A few centuries later, after World War II, when parts of England were crumbling, bankrupt and bombed out, the Empire could no longer manage the colonies, so it eventually collapsed and abandoned what was left, namely the Indian Subcontinent.
From there, the exhibit then takes the narrative into the violence that erupted during Partition.
“There’s a lot of parallels there between America now and what happened with the British Empire collapsing,” Bhalla said, suggesting we are currently witnessing the end times of the American Empire.
Yet as much as the violence and forced displacement of Partition grabs the history books, many humane stories have come through the transom thanks to the efforts of Bhalla and her team of oral historians. Amid the mass murders that took place, many other people, even those of different religions, looked out for each other. The work of the 1947 Partition Archive has completely changed the narrative.

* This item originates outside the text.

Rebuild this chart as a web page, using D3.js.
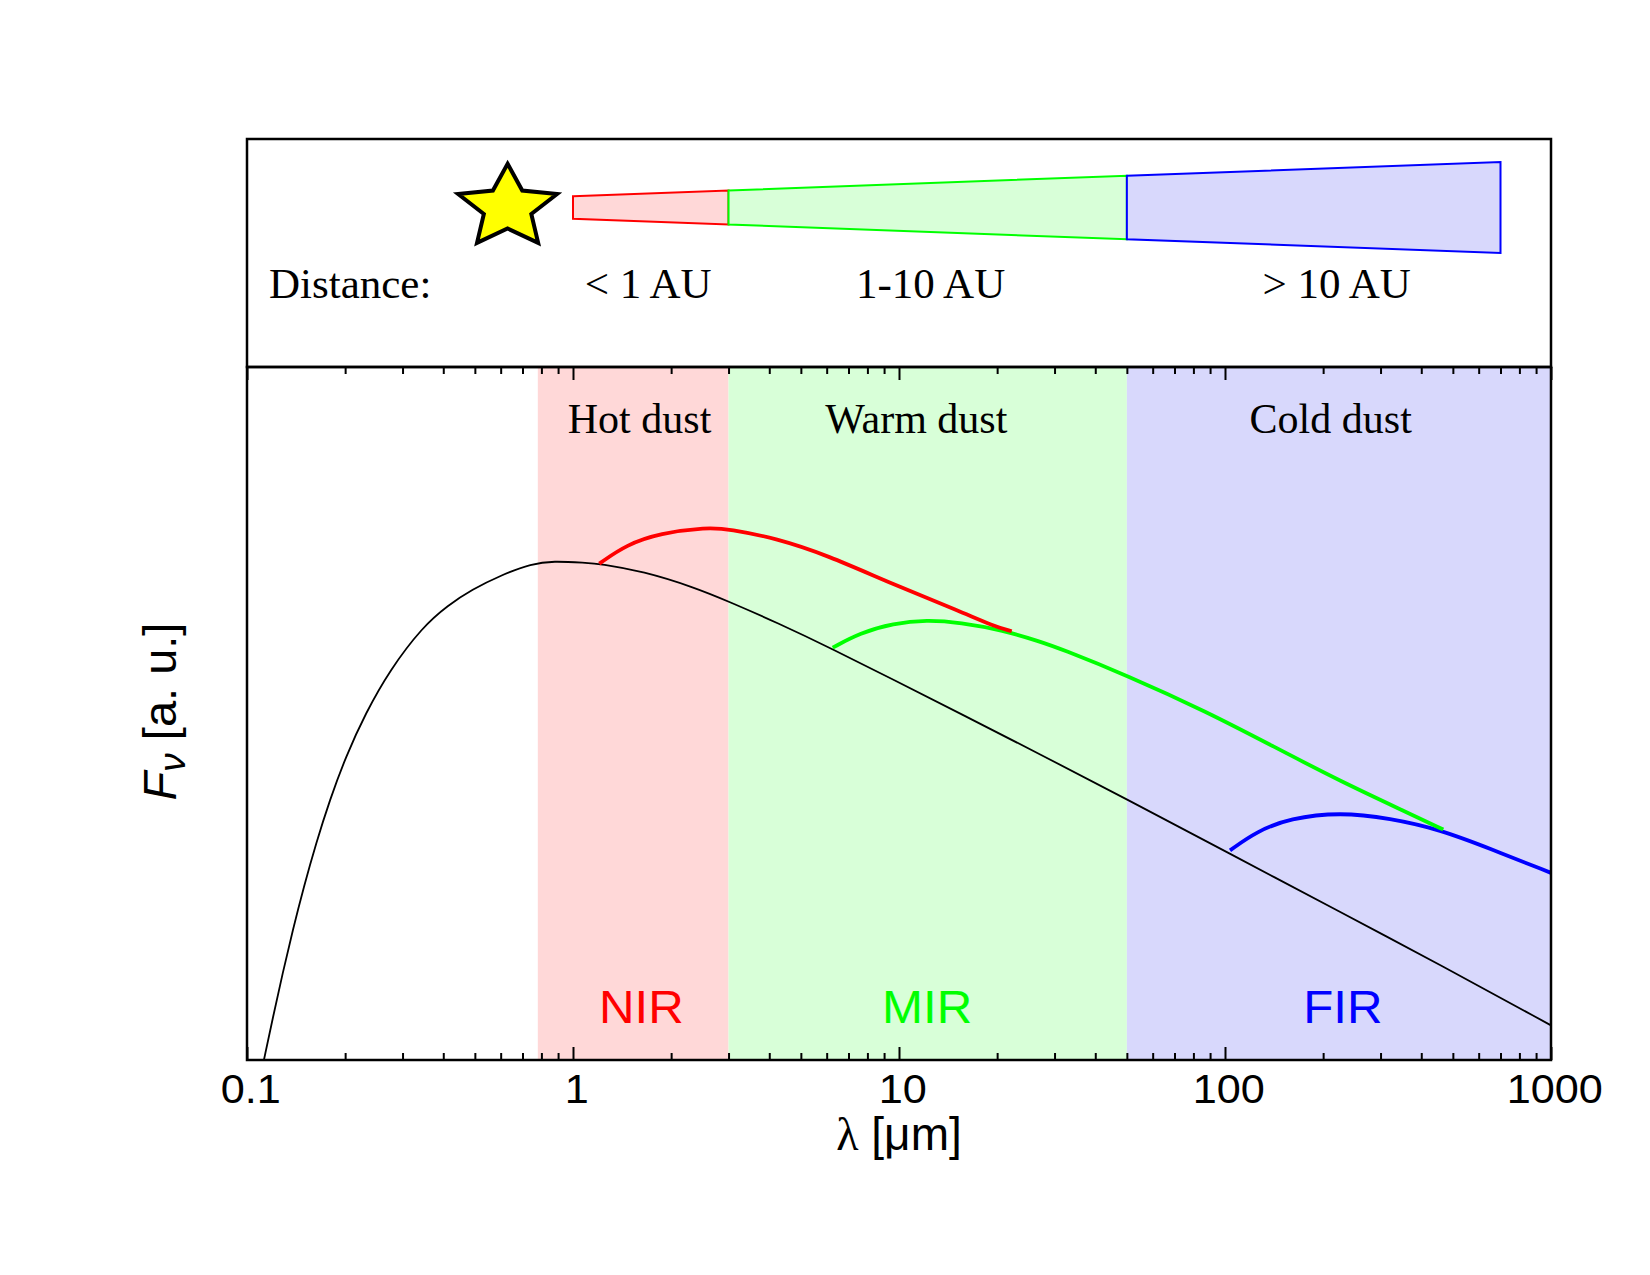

“A very small portion of people were responsible for the violence,” Bhalla said, adding that older history books have often depicted mass communal slaughter when that wasn’t the case. In many instances, organized gangs attacked people a few towns or a few villages away. It wasn’t usually a case of “neighbors turning on each other” as the history books often suggest.
“It’s a small group of mostly young men who had been recruited into these groups who were committing these acts of violence, which were very well planned and targeted,” Bhalla said. “They were not random. It was really to gain property. So when lawlessness became the thing, when there was no repercussions…they started looting and they started killing people. And religion became the excuse.”
Even so, the polarization that ensued before, during and after Partition provides a dire warning to how bad things can get when mass amounts of people are manipulated toward violent tendencies. Especially now in the currently decaying version of America, Partition history provides a stark lesson.
“As we now see, it’s so easy to get caught up in the polarization,” Bhalla said. “It’s actually a default, right? It’s the normal thing to do.”
Despite the various forces profiting off the polarization, even those manipulated into violence are still human beings with feelings. Anyone that studies Partition can see just how badly it can all go wrong.
“It’s really, really hard to play that neutral ground,” Bhalla said. “But I think where it can be useful is to catch yourself, and know that as a human, you’re prone to polarization and to maybe not act on it,” Bhalla said.
Over the years, people have suggested the 1947 Partition Archive be nominated for the Nobel Peace Prize. Surely, worse people have tried.